多くの人に知ってもらいたい自慢のお店なので、友達に会うときやちょっとした手土産に、そのマーケットの新鮮な野菜や果物を持っていく。それをきっかけに通い始めたママ友も多い。

数年前、マーケットのまわりに大きなマンションが建ち、若い子連れ夫婦のお客さんが増えた。

ここ最近は、大型スーパーに行くのをためらうお客さんがグッと増えている。長い間通っているお店が繁盛するのは、素直に嬉しい。

15年も通い続けている我が家は、お店の人たちと顔馴染み。いわゆる、顔パスだ。

15年のあいだに世代交代したお店もあるし、入れ替わったお店もある。でも、その場所で生まれるあたたかいやりとりは変わらない。

今まで、家族5人でゾロゾロと買い物に行った時期もあった。下の子供たちだけを連れて通ったときもある。最近では子供たちが大きくなり、一緒に行く回数も減った。夫婦だけで行くことが増えたし、だんなさんだけが行くこともある。

そんな家族の変遷を知っているのがマーケットの店員さんたち。夫婦だけで行くときも、だんなさんだけが行くときも、子供たちのようすを聞いてくれる。

新鮮な商品が入ったときはすぐに教えてくれる。季節限定の地方野菜が入ると、レシピと一緒にすすめてくれる。果物が収穫されるまでの裏話を、レクチャーしてくれる。

総菜屋さんは、チキンナゲットを毎回おまけしてくれるし、お豆腐屋さんは“生のおから”をいつも多めに入れてくれる。

どれもこれも立ち話つきで。育児の話、料理の話、地域の話。ときどきは愚痴だったりもするんだけど。このとりとめのない立ち話が楽しい。

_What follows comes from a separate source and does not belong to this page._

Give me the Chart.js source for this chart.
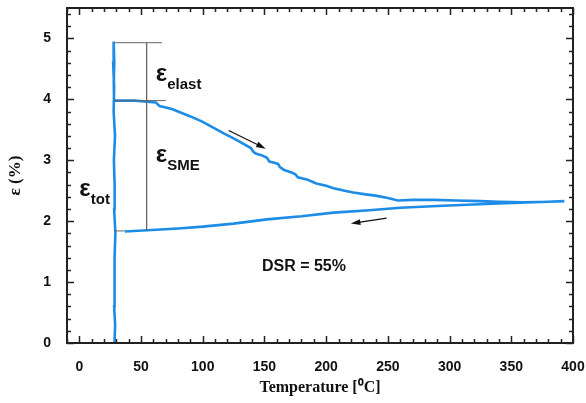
<!DOCTYPE html>
<html>
<head>
<meta charset="utf-8">
<script src="https://cdn.jsdelivr.net/npm/chart.js@4.4.1/dist/chart.umd.min.js"></script>
<style>
  html, body { margin: 0; padding: 0; background: #fff; }
  #wrap { width: 586px; height: 403px; }
</style>
</head>
<body>
<div id="wrap"><canvas id="dsrChart" width="586" height="403"></canvas></div>
<script>
// strain loop: loading at RT, unloading, heating, cooling
const loopT = [
  28.5, 29.0, 28.2, 28.8, 28.3, 29.2, 28.2, 28.6, 28.0, 28.9, 27.8, 28.2, 27.4, 27.8,
  28.3, 27.9, 28.1,
  35, 45, 55, 62, 64, 65, 75, 90, 100, 110, 117, 125, 133, 139, 141, 143, 148, 152, 154, 158, 161, 162.5, 166,
  172, 175, 177, 185, 192, 200, 206, 215, 222, 232, 240, 250, 258, 270, 287, 305, 325, 340, 360, 380, 393,
  380, 368, 340, 314, 290, 260, 235, 206, 180, 152, 125, 100, 80, 55, 37
];
const loopE = [
  0.00, 0.30, 0.60, 1.00, 1.40, 1.80, 2.20, 2.60, 3.00, 3.40, 3.80, 4.20, 4.60, 4.95,
  4.60, 4.30, 3.98,
  3.98, 3.98, 3.96, 3.95, 3.91, 3.89, 3.84, 3.72, 3.63, 3.52, 3.44, 3.36, 3.27, 3.20, 3.14, 3.11, 3.08, 3.04, 2.98, 2.96, 2.94, 2.89, 2.84,
  2.80, 2.77, 2.72, 2.68, 2.62, 2.58, 2.54, 2.50, 2.47, 2.44, 2.42, 2.38, 2.34, 2.35, 2.35, 2.34, 2.33, 2.32, 2.31, 2.32, 2.33,
  2.32, 2.31, 2.29, 2.27, 2.25, 2.22, 2.18, 2.14, 2.08, 2.03, 1.96, 1.91, 1.88, 1.85, 1.83
];

// thin grey guide lines (each pair of points is one segment)
const guideT = [28, 67, null, 28, 70, null, 54.5, 54.5, null, 28, 37];
const guideE = [4.93, 4.93, null, 3.98, 3.98, null, 4.93, 1.85, null, 1.84, 1.84];

// arrows: [fromT, fromE, toT, toE]
const arrows = [
  [121, 3.49, 151, 3.19],
  [249, 2.05, 220, 1.96]
];

// text labels: main symbol, subscript, position in data units
const labels = [
  { main: 'ε', sub: 'elast', t: 62, e: 4.30 },
  { main: 'ε', sub: 'SME', t: 62, e: 2.97 },
  { main: 'ε', sub: 'tot', t: 0, e: 2.41 }
];
const dsrText = { text: 'DSR = 55%', t: 182, e: 1.26 };

const xTicks = [0, 50, 100, 150, 200, 250, 300, 350, 400];
const yTicks = [0, 1, 2, 3, 4, 5];

const toPoints = (xs, ys) => xs.map((x, i) => (x === null ? { x: NaN, y: NaN } : { x, y: ys[i] }));

const framePlugin = {
  id: 'frame',
  afterDatasetsDraw(chart) {
    const { ctx, chartArea: a, scales: { x, y } } = chart;
    ctx.save();

    // arrows
    ctx.strokeStyle = '#111';
    ctx.fillStyle = '#111';
    ctx.lineWidth = 1.2;
    arrows.forEach(([t0, e0, t1, e1]) => {
      const x0 = x.getPixelForValue(t0), y0 = y.getPixelForValue(e0);
      const x1 = x.getPixelForValue(t1), y1 = y.getPixelForValue(e1);
      const ang = Math.atan2(y1 - y0, x1 - x0);
      ctx.beginPath();
      ctx.moveTo(x0, y0);
      ctx.lineTo(x1 - 6 * Math.cos(ang), y1 - 6 * Math.sin(ang));
      ctx.stroke();
      ctx.beginPath();
      ctx.moveTo(x1, y1);
      ctx.lineTo(x1 - 10 * Math.cos(ang - 0.3), y1 - 10 * Math.sin(ang - 0.3));
      ctx.lineTo(x1 - 10 * Math.cos(ang + 0.3), y1 - 10 * Math.sin(ang + 0.3));
      ctx.closePath();
      ctx.fill();
    });

    // labels
    ctx.textBaseline = 'alphabetic';
    ctx.textAlign = 'left';
    labels.forEach(l => {
      const px = x.getPixelForValue(l.t), py = y.getPixelForValue(l.e);
      ctx.font = 'bold 24px "Liberation Sans", Arial, sans-serif';
      ctx.fillText(l.main, px, py);
      const w = ctx.measureText(l.main).width;
      ctx.font = 'bold 15px "Liberation Sans", Arial, sans-serif';
      ctx.fillText(l.sub, px + w, py + 8);
    });
    ctx.font = 'bold 16px "Liberation Sans", Arial, sans-serif';
    ctx.textAlign = 'center';
    ctx.textBaseline = 'middle';
    ctx.fillText(dsrText.text, x.getPixelForValue(dsrText.t), y.getPixelForValue(dsrText.e));

    // frame
    ctx.strokeStyle = '#222';
    ctx.lineWidth = 2;
    ctx.strokeRect(a.left, a.top, a.right - a.left, a.bottom - a.top);

    // inward ticks on all four sides
    ctx.lineWidth = 1.5;
    ctx.beginPath();
    for (let v = -10; v <= 400; v += 10) {
      const px = Math.round(x.getPixelForValue(v)) + 0.5;
      const len = v % 50 === 0 ? 7 : 4;
      ctx.moveTo(px, a.bottom); ctx.lineTo(px, a.bottom - len);
      ctx.moveTo(px, a.top); ctx.lineTo(px, a.top + len);
    }
    for (let i = 0; i <= 27; i++) {
      const v = i * 0.2;
      const py = Math.round(y.getPixelForValue(v)) + 0.5;
      const len = i % 5 === 0 ? 7 : 4;
      ctx.moveTo(a.left, py); ctx.lineTo(a.left + len, py);
      ctx.moveTo(a.right, py); ctx.lineTo(a.right - len, py);
    }
    ctx.stroke();
    ctx.restore();
  }
};

new Chart(document.getElementById('dsrChart').getContext('2d'), {
  type: 'scatter',
  data: {
    datasets: [
      {
        label: 'guides',
        data: toPoints(guideT, guideE),
        showLine: true,
        spanGaps: false,
        borderColor: '#666',
        borderWidth: 1,
        pointRadius: 0
      },
      {
        label: 'strain',
        data: toPoints(loopT, loopE),
        showLine: true,
        borderColor: 'rgb(28,140,230)',
        borderWidth: 2.6,
        pointRadius: 0,
        tension: 0
      }
    ]
  },
  options: {
    responsive: false,
    animation: false,
    events: [],
    layout: { padding: { left: 0, right: 13, top: 8, bottom: 0 } },
    plugins: {
      legend: { display: false },
      tooltip: { enabled: false }
    },
    scales: {
      x: {
        type: 'linear',
        min: -10,
        max: 400,
        grid: { display: false },
        border: { display: false },
        afterBuildTicks: (s) => { s.ticks = xTicks.map(v => ({ value: v })); },
        afterFit: (s) => { s.height = 60; s.paddingLeft = 0; s.paddingRight = 0; },
        ticks: {
          padding: 8,
          color: '#111',
          maxRotation: 0,
          font: { family: '"Liberation Sans", Arial, sans-serif', size: 14, weight: 'bold' }
        },
        title: {
          display: true,
          text: 'Temperature [⁰C]',
          color: '#111',
          padding: { top: 0, bottom: 6 },
          font: { family: '"Liberation Serif", "Times New Roman", serif', size: 16, weight: 'bold' }
        }
      },
      y: {
        type: 'linear',
        min: 0,
        max: 5.5,
        grid: { display: false },
        border: { display: false },
        afterBuildTicks: (s) => { s.ticks = yTicks.map(v => ({ value: v })); },
        afterFit: (s) => { s.width = 67; s.paddingTop = 0; s.paddingBottom = 0; },
        ticks: {
          padding: 8,
          color: '#111',
          font: { family: '"Liberation Sans", Arial, sans-serif', size: 14, weight: 'bold' }
        },
        title: {
          display: true,
          text: 'ε (%)',
          color: '#111',
          padding: { top: 5, bottom: 0 },
          font: { family: '"Liberation Serif", "Times New Roman", serif', size: 17, weight: 'bold' }
        }
      }
    }
  },
  plugins: [framePlugin]
});
</script>
</body>
</html>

お互いに名前は知らないけれど、そこには、15年のあいだに築いた信頼感がちゃんとある。

ひとりの人から商品を買うという実感。スーパーにはない心の通うやりとり。“モノ”を介する、人と人とのコミュニケーション。これこそがマーケットの醍醐味だ。

最初は、限られた人だけのクローズドな場所に見えるかもしれない。もしかしたら、入るのをためらう人がいるかもしれない。

でも、ぜひ行ってみて。ためらうことなんて全くないから。

クローズドだなんて、とんでもない。

そこには、オープンな心をもった店員さんたちが、両手を大きくオープンにして待ってくれている。

我が家は、今週も来週も、これからもずっと、おじいちゃんとおばあちゃんになっても、そのマーケットに通うんだ。